The bonfires so kindled
were composed of wood of nine different sorts; there were three such
bonfires, and the cattle were driven round them with great gravity and
devotion.[702]
[The mode of kindling the need-fire in Silesia and Bohemia.]
In Silesia, also, need-fires were often employed for the purpose of
curing a murrain or preventing its spread. While all other lights within
the boundaries were extinguished, the new fire was produced by the
friction of nine kinds of wood, and the flame so obtained was used to
kindle heaps of brushwood or straw to which every inhabitant had
contributed. Through these fires the cattle, both sick and sound, were
driven in the confident expectation that thereby the sick would be
healed and the sound saved from sickness.[703] When plague breaks out
among the herds at Dobischwald, in Austrian Silesia, a splinter of wood
is chipped from the threshold of every house, the cattle are driven to a
cross-road, and there a tree, growing at the boundary, is felled by a
pair of twin brothers.

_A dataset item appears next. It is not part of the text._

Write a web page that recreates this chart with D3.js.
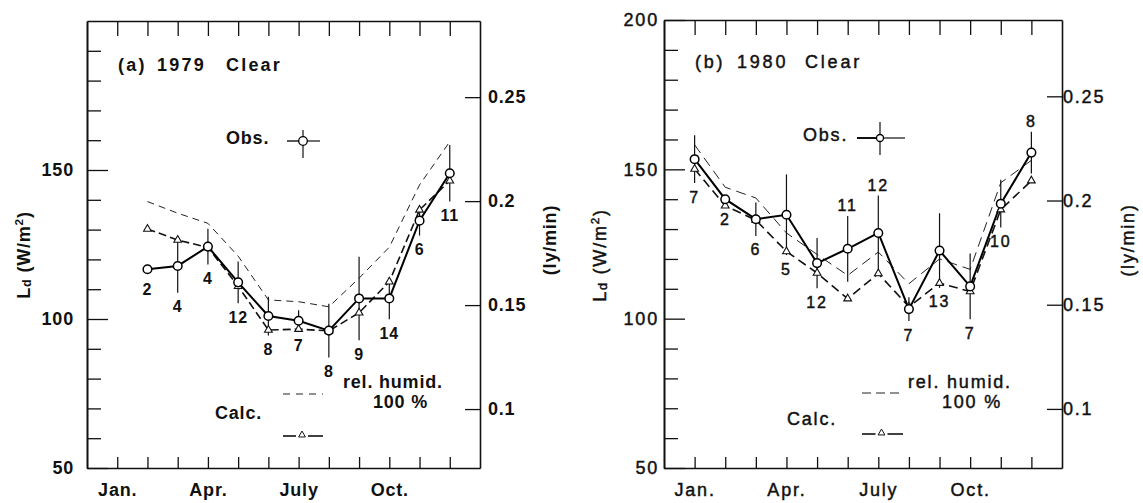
<!DOCTYPE html>
<html>
<head>
<meta charset="utf-8">
<script src="https://cdn.jsdelivr.net/npm/d3@7"></script>
<style>
  body { margin: 0; background: #fff; }
  svg { display: block; }
</style>
</head>
<body>
<svg id="chart" width="1143" height="503"></svg>
<script>
// Monthly mean downward longwave radiation on clear days, W/m^2
const months1979 = [2, 3, 4, 5, 6, 7, 8, 9, 10, 11, 12];
const obs1979  = [116.7, 117.8, 124.3, 112.3, 101.0, 99.4, 96.1, 106.9, 106.9, 133.0, 148.9];
const err1979  = [0, 9, 6, 7, 6.5, 3.5, 9, 14, 7, 5, 9.5];
const calc1979 = [130.2, 126.5, 124.0, 111.0, 96.3, 96.6, 96.0, 102.1, 112.5, 136.6, 146.4];
const rh1979   = [139.4, 135.5, 132.1, 121.1, 106.4, 105.8, 104.1, 113.7, 124.1, 145.0, 159.5];
const days1979 = ['2', '4', '4', '12', '8', '7', '8', '9', '14', '6', '11'];
const side1979 = ['below', 'below', 'below', 'below', 'below', 'below', 'below', 'below', 'below', 'below', 'below'];

const months1980 = [1, 2, 3, 4, 5, 6, 7, 8, 9, 10, 11, 12];
const obs1980  = [153.4, 140.0, 133.3, 134.8, 118.6, 123.4, 128.7, 103.2, 122.8, 110.8, 138.5, 155.6];
const err1980  = [8, 0, 5.6, 13.5, 8.4, 11, 12.5, 4, 12.5, 11, 8, 7];
const calc1980 = [150.1, 137.8, 133.0, 122.5, 115.3, 106.7, 115.1, 104.0, 111.9, 109.1, 136.5, 146.2];
const rh1980   = [158.2, 144.0, 140.4, 128.7, 121.5, 114.5, 122.3, 111.7, 120.0, 116.5, 145.5, 153.0];
const days1980 = ['7', '2', '6', '5', '12', '11', '12', '7', '13', '7', '10', '8'];
const side1980 = ['below', 'below', 'below', 'below', 'below', 'above', 'above', 'below', 'below', 'below', 'below', 'above'];

const monthLabels = {1: 'Jan.', 4: 'Apr.', 7: 'July', 10: 'Oct.'};
const wTicks1979 = [50, 100, 150];
const wTicks1980 = [50, 100, 150, 200];
const lyTicks = [0.1, 0.15, 0.2, 0.25];
const WM2_PER_LY = 697.8;   // 1 ly/min in W/m^2

class MonthlyPanel {

  constructor(_config, _data) {
    this.config = _config;
    this.data = _data;
    this.initVis();
    this.renderVis();
  }

  initVis() {
    let vis = this;
    const c = vis.config;

    vis.g = d3.select('#chart').append('g')
        .attr('font-family', 'Liberation Sans, Arial, sans-serif')
        .attr('font-weight', c.weight)
        .attr('fill', '#111')
        .style('letter-spacing', c.spacing + 'px');

    vis.xScale = d3.scaleLinear().domain([0, 13]).range([c.left, c.right]);
    vis.yScale = d3.scaleLinear().domain([50, 200]).range([c.bottom, c.top]);
    vis.lyScale = d3.scaleLinear()
        .domain([50 / WM2_PER_LY, 200 / WM2_PER_LY])
        .range([c.bottom, c.top]);

    const styleAxis = (sel, size) => {
      sel.attr('font-family', null).attr('font-size', size);
      sel.selectAll('line').attr('stroke', '#111').attr('stroke-width', 1.3);
      sel.selectAll('path').attr('stroke', '#111').attr('stroke-width', 1.6);
      sel.selectAll('text').attr('fill', '#111');
    };

    // bottom frame + month ticks pointing up
    vis.g.append('g')
        .attr('transform', `translate(0,${c.bottom})`)
        .call(d3.axisBottom(vis.xScale)
          .tickValues(d3.range(1, 13))
          .tickSizeInner(-11).tickSizeOuter(0).tickPadding(15)
          .tickFormat(m => monthLabels[m] || ''))
        .call(styleAxis, c.fontSize);

    // top frame + month ticks pointing down
    vis.g.append('g')
        .attr('transform', `translate(0,${c.top})`)
        .call(d3.axisTop(vis.xScale)
          .tickValues(d3.range(1, 13))
          .tickSizeInner(-15).tickSizeOuter(0).tickFormat(''))
        .call(styleAxis, c.fontSize);

    // left frame, minor ticks every 10 W/m^2
    vis.g.append('g')
        .attr('transform', `translate(${c.left},0)`)
        .call(d3.axisLeft(vis.yScale)
          .tickValues(d3.range(60, 200, 10).filter(v => v % 50 !== 0))
          .tickSizeInner(-14).tickSizeOuter(0).tickFormat(''))
        .call(styleAxis, c.fontSize);

    // major ticks with labels
    vis.g.append('g')
        .attr('transform', `translate(${c.left},0)`)
        .call(d3.axisLeft(vis.yScale)
          .tickValues(c.wTicks)
          .tickSizeInner(-21).tickSizeOuter(0).tickPadding(c.leftPad)
          .tickFormat(d3.format('d')))
        .call(styleAxis, c.fontSize);

    // right frame in ly/min
    vis.g.append('g')
        .attr('transform', `translate(${c.right},0)`)
        .call(d3.axisRight(vis.lyScale)
          .tickValues(lyTicks)
          .tickSizeInner(-15).tickSizeOuter(0).tickPadding(c.rightPad)
          .tickFormat(d => String(d)))
        .call(styleAxis, c.fontSize);

    // axis titles
    const ld = vis.g.append('text')
        .attr('transform', `translate(${c.ldX},${c.titleY}) rotate(-90)`)
        .attr('text-anchor', 'middle')
        .attr('dominant-baseline', 'central')
        .attr('font-size', c.fontSize);
    ld.append('tspan').text('L');
    ld.append('tspan').text('d').attr('font-size', c.fontSize * 0.7).attr('baseline-shift', '-25%');
    ld.append('tspan').text(' (W/m');
    ld.append('tspan').text('2').attr('font-size', c.fontSize * 0.65).attr('baseline-shift', '45%');
    ld.append('tspan').text(')');

    vis.g.append('text')
        .attr('transform', `translate(${c.lyX},${c.titleY - 15}) rotate(-90)`)
        .attr('text-anchor', 'middle')
        .attr('dominant-baseline', 'central')
        .attr('font-size', c.fontSize)
        .text('(ly/min)');

    // panel title
    vis.g.selectAll('.title')
        .data(c.title)
        .join('text')
        .attr('class', 'title')
        .attr('x', d => d.x)
        .attr('y', c.titleTop)
        .attr('dominant-baseline', 'central')
        .attr('font-size', c.titleSize)
        .style('letter-spacing', c.titleSpacing + 'px')
        .text(d => d.t);
  }

  renderVis() {
    let vis = this;
    const c = vis.config;
    const d = vis.data;
    const x = vis.xScale, y = vis.yScale;

    const pts = d.months.map((m, i) => ({
      m: m, obs: d.obs[i], err: d.err[i], calc: d.calc[i], rh: d.rh[i], n: d.days[i], side: d.side[i]
    }));

    const line = key => d3.line().x(p => x(p.m)).y(p => y(p[key]));

    vis.g.append('path').datum(pts)
        .attr('d', line('rh'))
        .attr('fill', 'none').attr('stroke', '#222')
        .attr('stroke-width', 1).attr('stroke-dasharray', c.rhDash);

    vis.g.append('path').datum(pts)
        .attr('d', line('calc'))
        .attr('fill', 'none').attr('stroke', '#111')
        .attr('stroke-width', 1.6).attr('stroke-dasharray', c.calcDash);

    vis.g.selectAll('.err')
        .data(pts.filter(p => p.err > 0))
        .join('line')
        .attr('class', 'err')
        .attr('x1', p => x(p.m)).attr('x2', p => x(p.m))
        .attr('y1', p => y(p.obs + p.err)).attr('y2', p => y(p.obs - p.err))
        .attr('stroke', '#111').attr('stroke-width', 1.2);

    vis.g.append('path').datum(pts)
        .attr('d', line('obs'))
        .attr('fill', 'none').attr('stroke', '#000').attr('stroke-width', 2);

    const tri = d3.symbol(d3.symbolTriangle, 26);
    vis.g.selectAll('.tri')
        .data(pts)
        .join('path')
        .attr('class', 'tri')
        .attr('d', tri)
        .attr('transform', p => `translate(${x(p.m)},${y(p.calc)})`)
        .attr('fill', '#fff').attr('stroke', '#111').attr('stroke-width', 1.1);

    vis.g.selectAll('.obs')
        .data(pts)
        .join('circle')
        .attr('class', 'obs')
        .attr('cx', p => x(p.m)).attr('cy', p => y(p.obs))
        .attr('r', 4.3)
        .attr('fill', '#fff').attr('stroke', '#000').attr('stroke-width', 1.5);

    // number of clear days
    vis.g.selectAll('.count')
        .data(pts)
        .join('text')
        .attr('class', 'count')
        .attr('x', p => x(p.m))
        .attr('y', p => {
          if (p.side === 'above') return y(p.obs + p.err) - 10;
          return p.err > 0 ? y(p.obs - p.err) + 14 : y(p.obs) + 20;
        })
        .attr('text-anchor', 'middle')
        .attr('dominant-baseline', 'central')
        .attr('font-size', c.countSize)
        .text(p => p.n);

    // legend
    const L = c.legend;
    const lg = vis.g.append('g').attr('font-size', c.fontSize);
    lg.append('text').attr('x', L.obsText).attr('y', L.obsY)
        .attr('dominant-baseline', 'central').text('Obs.');
    lg.append('line').attr('x1', L.obsX - L.obsHL).attr('x2', L.obsX)
        .attr('y1', L.obsY + 3).attr('y2', L.obsY + 3)
        .attr('stroke', '#111').attr('stroke-width', L.obsLW);
    lg.append('line').attr('x1', L.obsX).attr('x2', L.obsX + L.obsHR)
        .attr('y1', L.obsY + 3).attr('y2', L.obsY + 3)
        .attr('stroke', '#111').attr('stroke-width', 1.2);
    lg.append('line').attr('x1', L.obsX).attr('x2', L.obsX)
        .attr('y1', L.obsY + 3 - L.obsVU).attr('y2', L.obsY + 3 + L.obsVD)
        .attr('stroke', '#111').attr('stroke-width', 1.2);
    lg.append('circle').attr('cx', L.obsX).attr('cy', L.obsY + 3).attr('r', L.obsR)
        .attr('fill', '#fff').attr('stroke', '#000').attr('stroke-width', 1.3);

    lg.append('line').attr('x1', L.symX0).attr('x2', L.symX1)
        .attr('y1', L.rhY).attr('y2', L.rhY)
        .attr('stroke', '#222').attr('stroke-width', 1).attr('stroke-dasharray', c.rhLegendDash);
    lg.append('text').attr('x', L.rhText).attr('y', L.rhTextY)
        .attr('dominant-baseline', 'central').text('rel. humid.');
    lg.append('text').attr('x', L.pctText).attr('y', L.rhTextY + 20)
        .attr('dominant-baseline', 'central').text('100 %');

    lg.append('text').attr('x', L.calcText).attr('y', L.calcTextY)
        .attr('dominant-baseline', 'central').text('Calc.');
    const mid = (L.symX0 + L.symX1) / 2;
    lg.append('line').attr('x1', L.symX0).attr('x2', mid - 7)
        .attr('y1', L.calcY).attr('y2', L.calcY).attr('stroke', '#111').attr('stroke-width', 1.6);
    lg.append('line').attr('x1', mid + 5).attr('x2', L.symX1)
        .attr('y1', L.calcY).attr('y2', L.calcY).attr('stroke', '#111').attr('stroke-width', 1.6);
    lg.append('path').attr('d', d3.symbol(d3.symbolTriangle, 20))
        .attr('transform', `translate(${mid - 1},${L.calcY - 1})`)
        .attr('fill', '#fff').attr('stroke', '#111').attr('stroke-width', 1);

    // the typeset labels of panel (b) are a little heavier than plain regular
    if (c.textStroke) {
      vis.g.selectAll('text')
          .attr('stroke', '#111')
          .attr('stroke-width', c.textStroke);
    }
  }
}

new MonthlyPanel({
  left: 87, right: 480, top: 21, bottom: 468,
  weight: 'bold', spacing: 0.8, fontSize: 18, countSize: 16, textStroke: 0,
  wTicks: wTicks1979, leftPad: 13, rightPad: 8,
  ldX: 24, lyX: 550, titleY: 255,
  title: [{t: '(a)', x: 118}, {t: '1979', x: 157}, {t: 'Clear', x: 226}],
  titleTop: 65, titleSize: 18, titleSpacing: 2.2,
  rhDash: '7,5', calcDash: '8,4', rhLegendDash: '7,6',
  legend: {obsText: 226, obsY: 138, obsX: 303, obsHL: 16, obsHR: 17, obsVU: 11, obsVD: 17,
           obsR: 4.3, obsLW: 1.4,
           symX0: 283, symX1: 323, rhY: 394, rhText: 343, rhTextY: 382, pctText: 373,
           calcText: 215, calcTextY: 413, calcY: 436}
}, {months: months1979, obs: obs1979, err: err1979, calc: calc1979, rh: rh1979, days: days1979, side: side1979});

new MonthlyPanel({
  left: 664, right: 1062, top: 20, bottom: 468,
  weight: 'normal', spacing: 1.8, fontSize: 18, countSize: 16, textStroke: 0.45,
  wTicks: wTicks1980, leftPad: 5, rightPad: 1,
  ldX: 600, lyX: 1128, titleY: 255,
  title: [{t: '(b)', x: 695}, {t: '1980', x: 737}, {t: 'Clear', x: 805}],
  titleTop: 62, titleSize: 18, titleSpacing: 2.8,
  rhDash: '10,6', calcDash: '9,5', rhLegendDash: '9,5',
  legend: {obsText: 803, obsY: 135, obsX: 880, obsHL: 23, obsHR: 25, obsVU: 16, obsVD: 17,
           obsR: 3.5, obsLW: 2,
           symX0: 862, symX1: 903, rhY: 393, rhText: 908, rhTextY: 382, pctText: 942,
           calcText: 787, calcTextY: 419, calcY: 434}
}, {months: months1980, obs: obs1980, err: err1980, calc: calc1980, rh: rh1980, days: days1980, side: side1980});
</script>
</body>
</html>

The wood of the tree and the splinters from the
thresholds furnish the fuel of a bonfire, which is kindled by the
rubbing of two pieces of wood together. When the bonfire is ablaze, the
horns of the cattle are pared and the parings thrown into the flames,
after which the animals are driven through the fire. This is believed to
guard the herd against the plague.[704] The Germans of Western Bohemia
resort to similar measures for staying a murrain.